The result is striking. Already the price of indigo has fallen to a third of its former price, and Germany's export of synthetic indigo in 1904 could be valued at over 25 million marks. This shows that the synthetic product has been able to compete with decisive success against the natural product. The effects of this discovery, which was made in the Munich University laboratory, can already be traced as far as the banks of the Ganges, and the time is probably not far distant when the immense fields, which up to now have been used for cultivation of the indigo plant will instead become available to produce cereals and other foodstuffs for India's starving millions.

Simultaneously with his analyses within the indigo group, analyses moreover which exerted a far-reaching influence upon the development of organic chemistry and directed research into new channels, von Baeyer was active with no less success in another sphere of the chemistry of organic dyestuffs. The stimulus was given by his discovery of a new group of beautifully coloured compounds, the so-called phthaleins, of which only the eosin pigments, highly important to industry, and the rhodamin dyes derived from them, may have particular mention here. In a series of masterly experiments von Baeyer demonstrated several years ago the chemical nature of the phthaleins and showed that, just like the already known rosaniline dyes, they may be classified as derivatives of the hydrocarbon triphenylmethane.
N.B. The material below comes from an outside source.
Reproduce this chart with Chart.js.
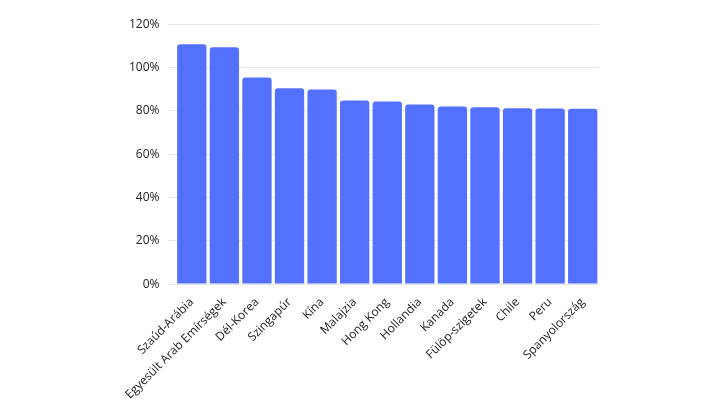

In recent years - more exactly, from 1900 on - von Baeyer has resumed his work on triphenylmethane, and from this a new conception of the chemical composition of pigments and in general of the connection between the optical properties of organic substances and their interior atomic structure has been to a high degree prepared.
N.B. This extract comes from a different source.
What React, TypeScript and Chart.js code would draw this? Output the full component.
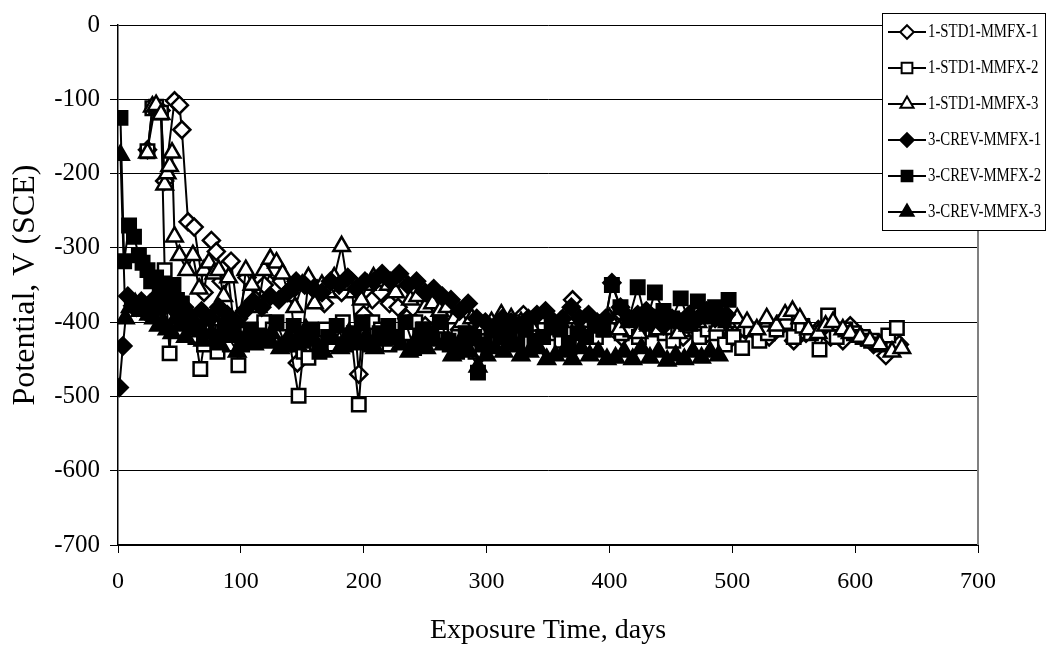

The dyestuffs studied by von Baeyer belong to the main category of organic substances usually classified under the name of aromatic compounds, which differ decisively from the other organic substances - the so-called aliphatic or fatty acid series - both in their properties and in their behaviour in reaction. In fact this difference has been considered so great that it has caused the division of the whole of organic chemistry into two separate halves: the chemistry of aliphatic, and of aromatic substances. Nevertheless, one of the main tasks of scientific research is to try to bridge the gulfs dividing different sciences, or different branches of the same science. In this respect, too, von Baeyer has carried out notable work in his research, remarkable alike from the experimental as well as from the theoretical point of view, on the so-called hydroaromatic compounds. With these compounds, he has found the transitional form between the two main series just mentioned and by application of the new conception and the new method to the terpenes and the species of camphor occurring in nature and also important for technology, he has opened up fields for synthetic work which were previously inaccessible.

The research-worker's way to a discovery varies according to the nature of his goal. He may, after quite a short period of trial-and-error, see unsuspected vistas open up before him, but he may as well have to cut a slow and certain path to his goal by stubborn persistence.

Von Baeyer's work in the fields here mentioned has been of this latter variety. His relevant work is spread out over a long period of time and has continued up to the present day, but only in recent years has it been possible to appreciate and survey in its full extent its exceptional importance. The Royal Swedish Academy of Sciences therefore feels it is acting in full accord with the Nobel Charter in awarding this year's Nobel Prize for Chemistry to the Professor at the University of Munich, Geheimrat Adolf von Baeyer, for the services he has rendered to the development of organic chemistry and the chemical industry through his work concerning organic dyes and hydroaromatic compounds.

As sickness prevents the recipient from being present here today, the Prize will be conveyed to him through His Excellency, the German Ambassador.